::: PROVIDED ENTRIES :::
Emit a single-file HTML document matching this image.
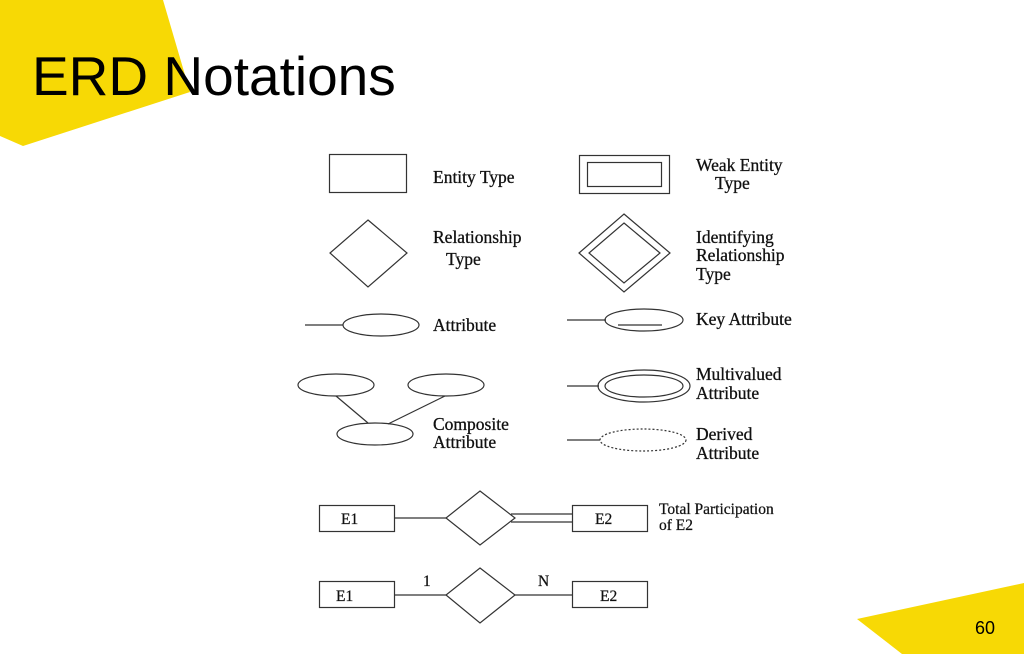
<!DOCTYPE html>
<html><head><style>
body{margin:0;background:#fff;}
svg{display:block}
.t{font-family:"Liberation Serif",serif;font-size:17.5px;fill:#111;stroke:#111;stroke-width:0.3}
.s{font-family:"Liberation Serif",serif;font-size:15.5px;fill:#111;stroke:#111;stroke-width:0.25}
</style></head><body>
<svg width="1024" height="654" viewBox="0 0 1024 654" xmlns="http://www.w3.org/2000/svg">
<polygon points="0,0 163,0 190,92 23,146 0,136" fill="#f7d905"/>
<polygon points="857,619 1024,583 1024,654 902,654" fill="#f7d905"/>
<text x="32" y="95" font-family="Liberation Sans,sans-serif" font-size="55" fill="#000">ERD Notations</text>
<text x="975" y="634" font-family="Liberation Sans,sans-serif" font-size="18" fill="#000">60</text>
<g fill="none" stroke="#333" stroke-width="1.2">
<rect x="329.5" y="154.5" width="77" height="38"/>
<rect x="579.5" y="155.5" width="90" height="38"/>
<rect x="587.5" y="162.5" width="74" height="24"/>
<polygon points="368,220 407,253 368,287 330,253"/>
<polygon points="624,214 670,253 624,292 579,253"/>
<polygon points="624,223 660,253 624,283 589,253"/>
<line x1="305" y1="325" x2="343" y2="325"/>
<ellipse cx="381" cy="325" rx="38" ry="11"/>
<line x1="567" y1="320" x2="606" y2="320"/>
<ellipse cx="644" cy="320" rx="39" ry="11"/>
<line x1="618" y1="325" x2="662" y2="325"/>
<ellipse cx="336" cy="385" rx="38" ry="11"/>
<ellipse cx="446" cy="385" rx="38" ry="11"/>
<ellipse cx="375" cy="434" rx="38" ry="11"/>
<line x1="336" y1="396" x2="368" y2="423"/>
<line x1="445" y1="396" x2="388" y2="424"/>
<line x1="567" y1="386" x2="599" y2="386"/>
<ellipse cx="644" cy="386" rx="46" ry="16"/>
<ellipse cx="644" cy="386" rx="39" ry="11"/>
<line x1="567" y1="440" x2="600" y2="440"/>
<ellipse cx="643" cy="440" rx="43" ry="11" stroke-dasharray="2,2"/>
<rect x="319.5" y="505.5" width="75" height="26"/>
<polygon points="480,491 515,518 480,545 446,518"/>
<rect x="572.5" y="505.5" width="75" height="26"/>
<line x1="394" y1="518" x2="446" y2="518"/>
<line x1="511" y1="514" x2="572" y2="514"/>
<line x1="511" y1="522" x2="572" y2="522"/>
<rect x="319.5" y="581.5" width="75" height="26"/>
<polygon points="480,568 515,595 480,623 446,595"/>
<rect x="572.5" y="581.5" width="75" height="26"/>
<line x1="394" y1="595" x2="446" y2="595"/>
<line x1="515" y1="595" x2="572" y2="595"/>
</g>
<text class="t" x="433" y="183">Entity Type</text>
<text class="t" x="696" y="171">Weak Entity</text>
<text class="t" x="715" y="189">Type</text>
<text class="t" x="433" y="243">Relationship</text>
<text class="t" x="446" y="265">Type</text>
<text class="t" x="696" y="243">Identifying</text>
<text class="t" x="696" y="261">Relationship</text>
<text class="t" x="696" y="280">Type</text>
<text class="t" x="433" y="331">Attribute</text>
<text class="t" x="696" y="325">Key Attribute</text>
<text class="t" x="696" y="380">Multivalued</text>
<text class="t" x="696" y="399">Attribute</text>
<text class="t" x="433" y="430">Composite</text>
<text class="t" x="433" y="448">Attribute</text>
<text class="t" x="696" y="440">Derived</text>
<text class="t" x="696" y="459">Attribute</text>
<text class="s" x="341" y="524">E1</text>
<text class="s" x="595" y="524">E2</text>
<text class="s" x="659" y="514">Total Participation</text>
<text class="s" x="659" y="530">of E2</text>
<text class="s" x="336" y="601">E1</text>
<text class="s" x="600" y="601">E2</text>
<text class="s" x="423" y="586">1</text>
<text class="s" x="538" y="586">N</text>
</svg>
</body></html>
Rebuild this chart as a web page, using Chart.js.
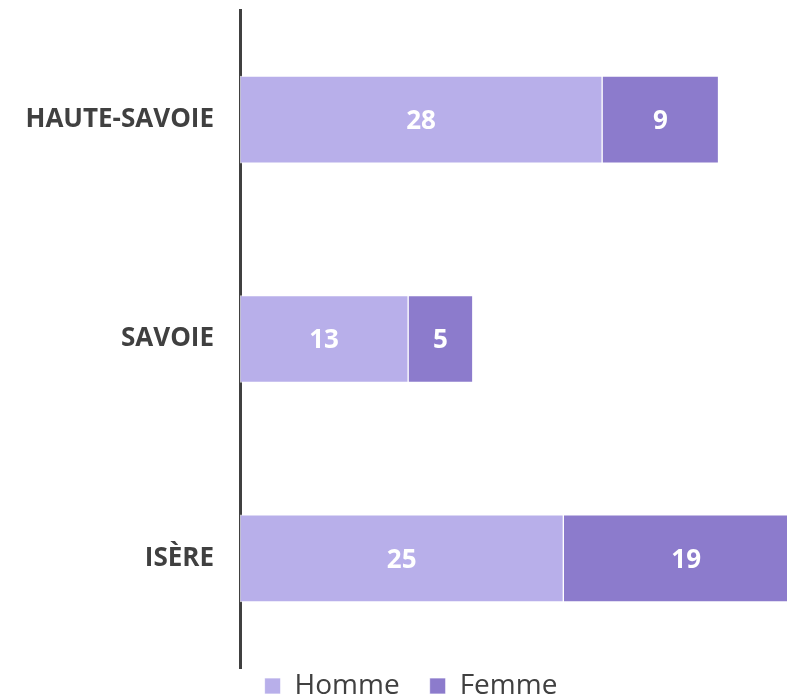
<!DOCTYPE html>
<html>
<head>
<meta charset="utf-8">
<script src="https://cdn.jsdelivr.net/npm/chart.js@4.4.1/dist/chart.umd.min.js"></script>
<style>
  html, body { margin: 0; padding: 0; background: #fff; }
  #wrap { width: 787px; height: 699px; overflow: hidden; position: relative; }
</style>
</head>
<body>
<div id="wrap">
  <canvas id="Effectifs" width="822" height="736"></canvas>
</div>
<script>
// data
var departements = ['HAUTE-SAVOIE', 'SAVOIE', 'ISÈRE'];
var hommes = [28, 13, 25];
var femmes = [9, 5, 19];

// draws the number in the middle of every bar piece
const valueLabels = {
    id: 'valueLabels',
    afterDatasetsDraw(chart) {
        const ctx = chart.ctx;
        ctx.save();
        ctx.font = 'bold 26px "Open Sans"';
        ctx.fillStyle = '#ffffff';
        ctx.textAlign = 'center';
        ctx.textBaseline = 'middle';
        chart.data.datasets.forEach((ds, di) => {
            chart.getDatasetMeta(di).data.forEach((bar, i) => {
                const p = bar.getCenterPoint();
                ctx.fillText(ds.data[i], p.x, p.y + 2);
            });
        });
        ctx.restore();
    }
};

// pull the legend a bit closer to the plot
const legendShift = {
    id: 'legendShift',
    afterLayout(chart) {
        chart.legend.top -= 26;
        chart.legend.bottom -= 26;
    }
};

const ctx = document.getElementById('Effectifs').getContext('2d');
const chart = new Chart(ctx, {
    type: 'bar',
    data: {
        labels: departements,
        datasets: [
            {
                label: 'Homme',
                data: hommes,
                backgroundColor: '#b8afea',
                borderColor: 'rgba(255,255,255,0.7)',
                borderWidth: 1,
                borderSkipped: false,
                barThickness: 87
            },
            {
                label: 'Femme',
                data: femmes,
                backgroundColor: '#8c7bcc',
                borderColor: 'rgba(255,255,255,0.7)',
                borderWidth: 1,
                borderSkipped: false,
                barThickness: 87
            }
        ]
    },
    options: {
        indexAxis: 'y',
        responsive: false,
        animation: false,
        layout: { padding: { top: 10, right: 0, left: 0, bottom: 0 } },
        scales: {
            x: {
                stacked: true,
                display: false,
                min: 0,
                max: 45
            },
            y: {
                stacked: true,
                grid: { display: false, drawTicks: false },
                border: { display: true, color: '#404040', width: 3 },
                ticks: {
                    color: '#404040',
                    font: { family: '"Open Sans"', size: 26, weight: 'bold' },
                    padding: 26
                },
                afterFit(scale) {
                    scale.width = 240;
                    scale.paddingTop = 0;
                    scale.paddingBottom = 0;
                }
            }
        },
        plugins: {
            legend: {
                position: 'bottom',
                labels: {
                    color: '#404040',
                    font: { family: '"Open Sans"', size: 28 },
                    boxWidth: 16,
                    boxHeight: 16,
                    padding: 30
                }
            },
            tooltip: { enabled: false }
        }
    },
    plugins: [valueLabels, legendShift]
});
</script>
</body>
</html>
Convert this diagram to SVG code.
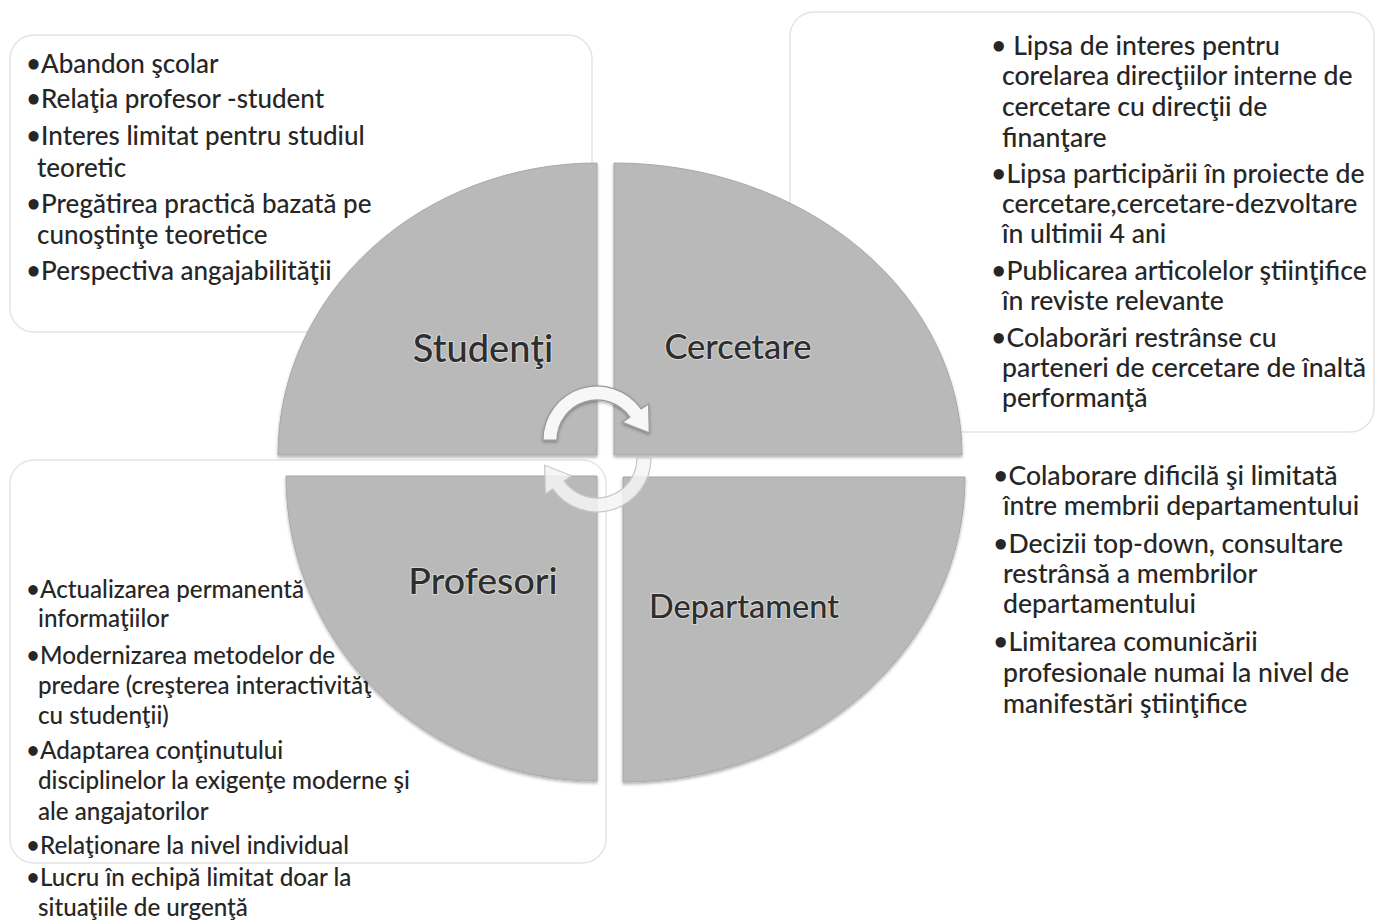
<svg xmlns="http://www.w3.org/2000/svg" width="1384" height="923" viewBox="0 0 1384 923">
<defs>
<style>
.box{fill:#ffffff;stroke:#e4e4e4;stroke-width:1.5}
.bt{font-family:Lato,"Open Sans","Liberation Sans",sans-serif;font-weight:500;fill:#262626}
.tl{font-size:26px}
.tr{font-size:26.6px}
.bl{font-size:24.2px}
.br{font-size:26.6px}
.q{fill:#b9b9b9;stroke:#a8a8a8;stroke-width:1}
.lbl{font-family:Lato,"Open Sans","Liberation Sans",sans-serif;font-weight:500;fill:#2e2e2e;text-anchor:middle;stroke:#e6e6e6;stroke-width:2;stroke-opacity:0.7;paint-order:stroke}
.arw{fill:#f7f7f7;stroke:#9a9a9a;stroke-width:1.2}
.arw2{fill:#f4f4f4;fill-opacity:0.85;stroke:#c6c6c6;stroke-width:1.2}
</style>
<filter id="sh" x="-5%" y="-5%" width="110%" height="115%">
<feDropShadow dx="0" dy="2" stdDeviation="1.6" flood-color="#000" flood-opacity="0.3"/>
</filter>
<filter id="sh2" x="-20%" y="-20%" width="140%" height="140%">
<feDropShadow dx="0" dy="1.5" stdDeviation="1.5" flood-color="#000" flood-opacity="0.35"/>
</filter>
</defs>
<rect width="1384" height="923" fill="#ffffff"/>

<g id="box-studenti">
<rect class="box" x="10" y="35" width="582" height="297" rx="24"/>
<text class="bt tl"><tspan x="26" y="73">•Abandon şcolar</tspan><tspan x="26" y="108">•Relaţia profesor -student</tspan><tspan x="26" y="145">•Interes limitat pentru studiul</tspan><tspan x="37" y="177">teoretic</tspan><tspan x="26" y="213">•Pregătirea practică bazată pe</tspan><tspan x="37" y="244">cunoştinţe teoretice</tspan><tspan x="26" y="280">•Perspectiva angajabilităţii</tspan></text>
</g>

<g id="box-cercetare">
<rect class="box" x="790" y="12" width="584" height="420" rx="24"/>
<text class="bt tr"><tspan x="991" y="55">• Lipsa de interes pentru</tspan><tspan x="1002" y="85">corelarea direcţiilor interne de</tspan><tspan x="1002" y="116">cercetare cu direcţii de</tspan><tspan x="1002" y="147">finanţare</tspan><tspan x="991" y="183">•Lipsa participării în proiecte de</tspan><tspan x="1002" y="213">cercetare,cercetare-dezvoltare</tspan><tspan x="1002" y="243">în ultimii 4 ani</tspan><tspan x="991" y="280">•Publicarea articolelor ştiinţifice</tspan><tspan x="1002" y="310">în reviste relevante</tspan><tspan x="991" y="347">•Colaborări restrânse cu</tspan><tspan x="1002" y="377">parteneri de cercetare de înaltă</tspan><tspan x="1002" y="407">performanţă</tspan></text>
</g>

<g id="box-profesori">
<rect class="box" x="10" y="460" width="596" height="403" rx="24"/>
<text class="bt bl"><tspan x="26" y="598">•Actualizarea permanentă</tspan><tspan x="38" y="627">informaţiilor</tspan><tspan x="26" y="664">•Modernizarea metodelor de</tspan><tspan x="38" y="694">predare (creşterea interactivităţ</tspan><tspan x="38" y="724">cu studenţii)</tspan><tspan x="26" y="759">•Adaptarea conţinutului</tspan><tspan x="38" y="789">disciplinelor la exigenţe moderne şi</tspan><tspan x="38" y="820">ale angajatorilor</tspan><tspan x="26" y="854">•Relaţionare la nivel individual</tspan><tspan x="26" y="886">•Lucru în echipă limitat doar la</tspan><tspan x="38" y="916">situaţiile de urgenţă</tspan></text>
</g>

<g id="box-departament">
<text class="bt br"><tspan x="993" y="485">•Colaborare dificilă şi limitată</tspan><tspan x="1003" y="515">între membrii departamentului</tspan><tspan x="993" y="553">•Decizii top-down, consultare</tspan><tspan x="1003" y="583">restrânsă a membrilor</tspan><tspan x="1003" y="613">departamentului</tspan><tspan x="993" y="651">•Limitarea comunicării</tspan><tspan x="1003" y="682">profesionale numai la nivel de</tspan><tspan x="1003" y="713">manifestări ştiinţifice</tspan></text>
</g>

<g id="node-studenti">
<path class="q" filter="url(#sh)" d="M597,455 L278,455 A319,292 0 0,1 597,163 Z"/>
<text class="lbl" x="483" y="362" font-size="38">Studenţi</text>
</g>
<g id="node-cercetare">
<path class="q" filter="url(#sh)" d="M614,455 L614,163 A348,292 0 0,1 962,455 Z"/>
<text class="lbl" x="738" y="359" font-size="34.5">Cercetare</text>
</g>
<g id="node-profesori">
<path class="q" filter="url(#sh)" d="M597,476 L286,476 A311,305 0 0,0 597,781 Z"/>
<text class="lbl" x="483" y="594" font-size="37.5">Profesori</text>
</g>
<g id="node-departament">
<path class="q" filter="url(#sh)" d="M623,477 L965,477 A342,305 0 0,1 623,782 Z"/>
<text class="lbl" x="744" y="618" font-size="32.5">Departament</text>
</g>

<g id="connectors">
<path class="arw" filter="url(#sh2)" d="M543,440 A54,54 0 0,1 641.2,409 L648.6,403.9 L649.3,432.7 L622.4,422.2 L629.8,417.1 A40,40 0 0,0 557,440 Z"/>
<path class="arw2" transform="rotate(180 597 449)" d="M543,440 A54,54 0 0,1 641.2,409 L648.6,403.9 L649.3,432.7 L622.4,422.2 L629.8,417.1 A40,40 0 0,0 557,440 Z"/>
</g>
</svg>
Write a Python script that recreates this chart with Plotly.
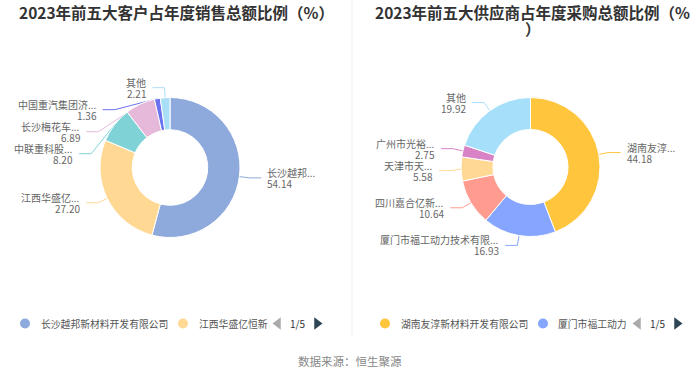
import math
import plotly.graph_objects as go

W, H = 700, 378

# ---------------- data ----------------
cust_labels = ["长沙越邦...", "江西华盛亿...", "中联重科股...", "长沙梅花车...", "中国重汽集团济...", "其他"]
cust_values = [54.14, 27.20, 8.20, 6.89, 1.36, 2.21]
cust_colors = ["#8eaadc", "#ffd993", "#7fd3d6", "#e6b8da", "#6b72f0", "#a9def7"]
cust_legend = ["长沙越邦新材料开发有限公司", "江西华盛亿恒新"]

supp_labels = ["湖南友淳...", "厦门市福工动力技术有限...", "四川嘉合亿新...", "天津市天...", "广州市光裕...", "其他"]
supp_values = [44.18, 16.93, 10.64, 5.58, 2.75, 19.92]
supp_colors = ["#ffc53d", "#85a5ff", "#ff9c8f", "#ffd993", "#d883c6", "#a6dffa"]
supp_legend = ["湖南友淳新材料开发有限公司", "厦门市福工动力"]

page_text = "1/5"
title_left = "2023年前五大客户占年度销售总额比例（%）"
title_right = ["2023年前五大供应商占年度采购总额比例（%", "）"]
source_text = "数据来源：恒生聚源"

FONT = "Noto Sans CJK SC, Microsoft YaHei, sans-serif"
LEN1, LEN2, GAP, MINSEP = 10, 12, 4, 22
LBL_SIZE = 10

fig = go.Figure()


def px2paper_x(x):
    return x / W


def px2paper_y(y):
    return 1 - y / H


def add_donut(cx, cy, r, labels, values, colors):
    fig.add_trace(go.Pie(
        labels=labels, values=values, hole=0.54, sort=False, direction="clockwise",
        rotation=0, marker=dict(colors=colors, line=dict(color="white", width=1)),
        textinfo="none", hoverinfo="label+value", showlegend=False,
        domain=dict(x=[px2paper_x(cx - r), px2paper_x(cx + r)],
                    y=[px2paper_y(cy + r), px2paper_y(cy - r)]),
    ))
    total = sum(values)
    cum = 0
    items = []
    for lab, v, c in zip(labels, values, colors):
        mid = (cum + v / 2) / total * 2 * math.pi
        cum += v
        dx, dy = math.sin(mid), -math.cos(mid)
        R = r + LEN1
        items.append(dict(lab=lab, v=v, c=c, dx=dx, dy=dy,
                          ex=cx + r * dx, ey=cy + r * dy,
                          bx=cx + R * dx, by=cy + R * dy,
                          side=1 if dx >= 0 else -1))
    R = r + LEN1
    for side in (1, -1):
        grp = sorted([it for it in items if it["side"] == side], key=lambda t: t["by"])
        for i in range(1, len(grp)):
            if grp[i]["by"] - grp[i - 1]["by"] < MINSEP:
                grp[i]["by"] = grp[i - 1]["by"] + MINSEP
                ddy = grp[i]["by"] - cy
                if abs(ddy) < R:
                    grp[i]["bx"] = cx + side * math.sqrt(R * R - ddy * ddy)
    for it in items:
        endx = it["bx"] + it["side"] * LEN2
        fig.add_trace(go.Scatter(
            x=[it["ex"], it["bx"], endx], y=[it["ey"], it["by"], it["by"]],
            mode="lines", line=dict(color=it["c"], width=1), hoverinfo="skip",
            showlegend=False, xaxis="x", yaxis="y"))
        for txt, off in ((it["lab"], -5.5), (f"{it['v']:.2f}", 5.5)):
            fig.add_annotation(
                x=endx + it["side"] * GAP, y=it["by"] + off, xref="x", yref="y",
                text=txt, showarrow=False,
                xanchor="left" if it["side"] > 0 else "right", yanchor="middle",
                font=dict(family=FONT, size=LBL_SIZE, color="#666"))


add_donut(170, 167.5, 70, cust_labels, cust_values, cust_colors)
add_donut(530.5, 167, 69.5, supp_labels, supp_values, supp_colors)


def add_legend(y, entries, colors, xs):
    # xs: circle1, text1, circle2, text2, left arrow, page text, right arrow
    for i, (name, col) in enumerate(zip(entries, colors)):
        fig.add_trace(go.Scatter(x=[xs[2 * i]], y=[y], mode="markers",
                                 marker=dict(symbol="circle", size=10, color=col),
                                 hoverinfo="skip", showlegend=False))
        fig.add_annotation(x=xs[2 * i + 1], y=y, xref="x", yref="y", text=name,
                           showarrow=False, xanchor="left", yanchor="middle",
                           font=dict(family=FONT, size=9.8, color="#555"))
    fig.add_trace(go.Scatter(x=[xs[4]], y=[y], mode="markers",
                             marker=dict(symbol="triangle-left", size=11, color="#aaaaaa"),
                             hoverinfo="skip", showlegend=False))
    fig.add_annotation(x=xs[5], y=y, xref="x", yref="y", text=page_text,
                       showarrow=False, xanchor="center", yanchor="middle",
                       font=dict(family=FONT, size=10, color="#333"))
    fig.add_trace(go.Scatter(x=[xs[6]], y=[y], mode="markers",
                             marker=dict(symbol="triangle-right", size=11, color="#2f4554"),
                             hoverinfo="skip", showlegend=False))


add_legend(323.5, cust_legend, cust_colors[:2], [25, 39, 183, 197, 278, 297.5, 317])
add_legend(323.5, supp_legend, supp_colors[:2], [385, 399, 543, 556, 638, 657.5, 677])

# divider
fig.add_trace(go.Scatter(x=[352, 352], y=[0, 335], mode="lines",
                         line=dict(color="#eeeeee", width=1), hoverinfo="skip", showlegend=False))

# titles
fig.add_annotation(x=176, y=12, xref="x", yref="y", text=f"<b>{title_left}</b>",
                   showarrow=False, xanchor="center", yanchor="middle",
                   font=dict(family=FONT, size=15.5, color="#333"))
for i, line in enumerate(title_right):
    fig.add_annotation(x=532 if i == 0 else 533, y=12 + 16 * i, xref="x", yref="y",
                       text=f"<b>{line}</b>",
                       showarrow=False, xanchor="center", yanchor="middle",
                       font=dict(family=FONT, size=15.5, color="#333"))
fig.add_annotation(x=350, y=361, xref="x", yref="y", text=source_text,
                   showarrow=False, xanchor="center", yanchor="middle",
                   font=dict(family=FONT, size=11.5, color="#888"))

fig.update_layout(
    width=W, height=H, margin=dict(l=0, r=0, t=0, b=0),
    paper_bgcolor="white", plot_bgcolor="rgba(0,0,0,0)",
    xaxis=dict(range=[0, W], visible=False, fixedrange=True, domain=[0, 1]),
    yaxis=dict(range=[H, 0], visible=False, fixedrange=True, domain=[0, 1]),
    showlegend=False,
)

fig.write_html("out.html", config={"displayModeBar": False},
               post_script="document.body.style.margin='0';document.body.style.padding='0';")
:::
__WHAT YOU WILL DO__.
From the records above, copy only the lines running from the line holding "Write a Python" through the line holding "return 1 - y / H", with no pictures.

__SOLUTION TO THIS EXERCISE__.
Write a Python script that recreates this chart with Plotly.
import math
import plotly.graph_objects as go

W, H = 700, 378

# ---------------- data ----------------
cust_labels = ["长沙越邦...", "江西华盛亿...", "中联重科股...", "长沙梅花车...", "中国重汽集团济...", "其他"]
cust_values = [54.14, 27.20, 8.20, 6.89, 1.36, 2.21]
cust_colors = ["#8eaadc", "#ffd993", "#7fd3d6", "#e6b8da", "#6b72f0", "#a9def7"]
cust_legend = ["长沙越邦新材料开发有限公司", "江西华盛亿恒新"]

supp_labels = ["湖南友淳...", "厦门市福工动力技术有限...", "四川嘉合亿新...", "天津市天...", "广州市光裕...", "其他"]
supp_values = [44.18, 16.93, 10.64, 5.58, 2.75, 19.92]
supp_colors = ["#ffc53d", "#85a5ff", "#ff9c8f", "#ffd993", "#d883c6", "#a6dffa"]
supp_legend = ["湖南友淳新材料开发有限公司", "厦门市福工动力"]

page_text = "1/5"
title_left = "2023年前五大客户占年度销售总额比例（%）"
title_right = ["2023年前五大供应商占年度采购总额比例（%", "）"]
source_text = "数据来源：恒生聚源"

FONT = "Noto Sans CJK SC, Microsoft YaHei, sans-serif"
LEN1, LEN2, GAP, MINSEP = 10, 12, 4, 22
LBL_SIZE = 10

fig = go.Figure()


def px2paper_x(x):
    return x / W


def px2paper_y(y):
    return 1 - y / H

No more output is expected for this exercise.